One of the poems on which much praise has been bestowed is Lycidas; of which the diction is harsh, the rhymes uncertain, and the numbers unpleasing. What beauty there is, we must, therefore, seek in the sentiments and images. It is not to be considered as the effusion of real passion; for passion runs not after remote allusions and obscure opinions. Passion plucks no berries from the myrtle and ivy, nor calls upon Arethuse and Mincius, nor tells of rough "satyrs and fauns with cloven heel." Where there is leisure for fiction, there is little grief.

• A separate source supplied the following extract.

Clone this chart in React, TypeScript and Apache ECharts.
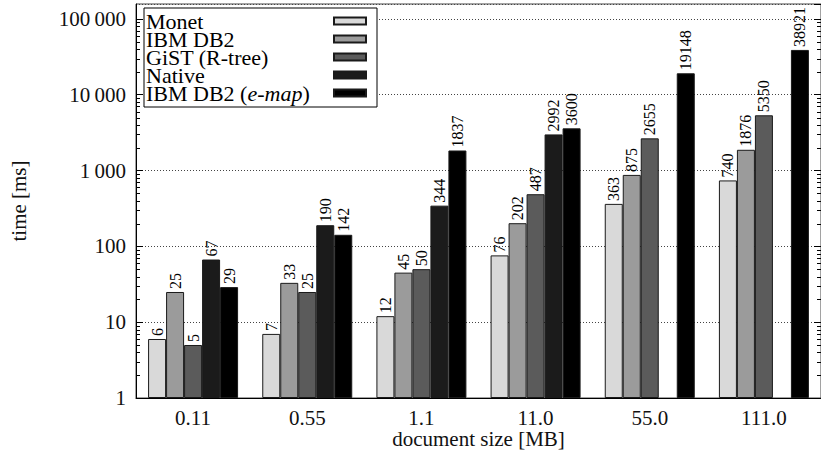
import React, { useEffect, useRef } from 'react';
import * as echarts from 'echarts';

const categories = ['0.11', '0.55', '1.1', '11.0', '55.0', '111.0'];
const seriesNames = ['Monet', 'IBM DB2', 'GiST (R-tree)', 'Native', 'IBM DB2 (e-map)'];
const monet = [6, 7, 12, 76, 363, 740];
const ibmDb2 = [25, 33, 45, 202, 875, 1876];
const gist = [5, 25, 50, 487, 2655, 5350];
const native = [67, 190, 344, 2992, null, null];
const ibmDb2Emap = [29, 142, 1837, 3600, 19148, 38921];
const seriesColors = ['#d9d9d9', '#9b9b9b', '#5b5b5b', '#1b1b1b', '#000000'];
const yMin = 1;
const yMax = 157000;
const minorDecades = [1, 10, 100, 1000, 10000];
const minorFactors = [2, 3, 4, 5, 6, 7, 8, 9];

const FONT = 'Liberation Serif';

function fmtThousands(v: number): string {
  const s = String(Math.round(v));
  return s.replace(/\B(?=(\d{3})+(?!\d))/g, '\u2009');
}

export default function App() {
  const ref = useRef<HTMLDivElement>(null);
  useEffect(() => {
    if (!ref.current) return;
    const chart = echarts.init(ref.current, undefined, { renderer: 'svg' });
    const allSeries = [monet, ibmDb2, gist, native, ibmDb2Emap];
    const minorTickData: number[][] = [];
    minorDecades.forEach((d) => minorFactors.forEach((f) => minorTickData.push([0, d * f])));

    const barSeries = allSeries.map((data, i) => ({
      name: seriesNames[i],
      type: 'bar',
      data,
      barWidth: 18,
      barGap: '0%',
      itemStyle: { color: seriesColors[i], borderColor: '#1a1a1a', borderWidth: 1 },
      label: {
        show: true,
        position: 'top',
        rotate: 90,
        align: 'left',
        verticalAlign: 'middle',
        distance: 3,
        fontFamily: FONT,
        fontSize: 16,
        color: '#000',
      },
    }));

    const option: any = {
      animation: false,
      backgroundColor: '#fff',
      textStyle: { fontFamily: FONT },
      grid: {
        left: 133,
        top: 4,
        bottom: 68,
        width: 692,
        show: true,
        borderColor: '#444',
        borderWidth: 1,
        containLabel: false,
      },
      legend: {
        data: seriesNames.map((n) => ({ name: n, icon: 'rect' })),
        orient: 'vertical',
        align: 'right',
        left: 144,
        top: 8,
        itemWidth: 32,
        itemHeight: 7,
        itemGap: -4,
        padding: [2, 10, 3, 2],
        backgroundColor: '#fff',
        borderColor: '#000',
        borderWidth: 1,
        borderRadius: 0,
        formatter: (name: string) => {
          if (name === 'IBM DB2 (e-map)') return '{n|IBM DB2 (}{i|e-map}{n|)}';
          return '{n|' + name + '}';
        },
        textStyle: {
          width: 183,
          fontFamily: FONT,
          fontSize: 22,
          color: '#000',
          rich: {
            n: { align: 'left', fontFamily: FONT, fontSize: 22, color: '#000' },
            i: { align: 'left', fontFamily: FONT, fontSize: 22, fontStyle: 'italic', color: '#000' },
          },
        },
      },
      xAxis: {
        type: 'category',
        data: categories,
        axisLine: { show: true, lineStyle: { color: '#000', width: 1 } },
        axisTick: { show: false },
        axisLabel: { fontFamily: FONT, fontSize: 21, color: '#111', margin: 9 },
        name: 'document size [MB]',
        nameLocation: 'middle',
        nameGap: 30,
        nameMoveOverlap: false,
        nameTextStyle: { fontFamily: FONT, fontSize: 21, color: '#111' },
      },
      yAxis: [
        {
          type: 'log',
          logBase: 10,
          min: yMin,
          max: yMax,
          axisLine: { show: true, lineStyle: { color: '#000', width: 1 } },
          axisTick: { show: true, inside: true, length: 7, lineStyle: { color: '#000' } },
          axisLabel: {
            fontFamily: FONT,
            fontSize: 21,
            color: '#111',
            margin: 10,
            showMaxLabel: false,
            formatter: (v: number) => fmtThousands(v),
          },
          splitLine: { show: true, lineStyle: { type: [1, 2], color: '#444', width: 1 } },
          name: 'time [ms]',
          nameLocation: 'middle',
          nameGap: 107,
          nameMoveOverlap: false,
          nameTextStyle: { fontFamily: FONT, fontSize: 21, color: '#111' },
        },
        {
          type: 'log',
          logBase: 10,
          min: yMin,
          max: yMax,
          position: 'right',
          axisLine: { show: true, lineStyle: { color: '#000', width: 1 } },
          axisTick: { show: true, inside: true, length: 7, lineStyle: { color: '#000' } },
          axisLabel: { show: false },
          splitLine: { show: false },
        },
      ],
      series: [
        ...barSeries,
        {
          type: 'custom',
          silent: true,
          clip: false,
          data: minorTickData,
          encode: { x: 0, y: 1 },
          z: 5,
          renderItem: (params: any, api: any) => {
            const v = api.value(1);
            const pt = api.coord([0, v]);
            const cs = params.coordSys;
            const y = Math.round(pt[1]) + 0.5;
            return {
              type: 'group',
              children: [
                { type: 'line', shape: { x1: cs.x, y1: y, x2: cs.x + 4, y2: y }, style: { stroke: '#000', lineWidth: 1 } },
                { type: 'line', shape: { x1: cs.x + cs.width - 4, y1: y, x2: cs.x + cs.width, y2: y }, style: { stroke: '#000', lineWidth: 1 } },
              ],
            };
          },
        },
      ],
    };
    chart.setOption(option);
    return () => chart.dispose();
  }, []);
  return <div ref={ref} style={{ width: 821, height: 466, position: 'absolute', left: 0, top: 0 }} />;
}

In this poem there is no nature, for there is no truth; there is no art, for there is nothing new. Its form is that of a pastoral: easy, vulgar, and, therefore, disgusting; whatever images it can supply are long ago exhausted; and its inherent improbability always forces dissatisfaction on the mind. When Cowley tells of Hervey, that they studied together, it is easy to suppose how much he must miss the companion of his labours, and the partner of his discoveries; but what image of tenderness can be excited by these lines?

We drove afield, and both together heard, What time the grey fly winds her sultry horn, Batt'ning our flocks with the fresh dews of night.

We know that they never drove afield, and that they had no flocks to batten; and, though it be allowed that the representation may be allegorical, the true meaning is so uncertain and remote, that it is never sought, because it cannot be known when it is found.

Among the flocks, and copses, and flowers, appear the heathen deities; Jove and Phoebus, Neptune and Aeolus, with a long train of mythological imagery, such as a college easily supplies. Nothing can less display knowledge, or less exercise invention, than to tell how a shepherd has lost his companion, and must now feed his flocks alone, without any judge of his skill in piping; and how one god asks another god what is become of Lycidas, and how neither god can tell. He who thus grieves will excite no sympathy; he who thus praises will confer no honour.

This poem has yet a grosser fault. With these trifling fictions are mingled the most awful and sacred truths, such as ought never to be polluted with such irreverend combinations. The shepherd, likewise, is now a feeder of sheep, and afterwards an ecclesiastical pastor, a superintendent of a Christian flock. Such equivocations are always unskilful; but here they are indecent, and, at least, approach to impiety, of which, however, I believe the writer not to have been conscious. Such is the power of reputation justly acquired, that its blaze drives away the eye from nice examination. Surely no man could have fancied that he read Lycidas with pleasure, had he not known the author.

TC said...

All this is as you suggest perhaps a wee bit hard... but then the ad hominem strike with "We know that they never drove afield, and that they had no flocks to batten..." is surely difficult to defend against.

And too, "...a long train of mythological imagery, such as a college easily supplies."

Not to go too roughly on Milton or his poem. Lycidas I probably knew by heart fifty years ago. (Thank gods for memory loss, the clutter finally becomes terrific.) I sat in the buttery at Christ's, once, admiring Milton's cherry tree. He had been called the Lady of Christ's.

I doubt anyone ever called Johnson a lady, or Wagner either for that matter -- though beyond that, I can't make out many points of resemblance between those two, other than the fact you don't care for either, as of course is your perfect right.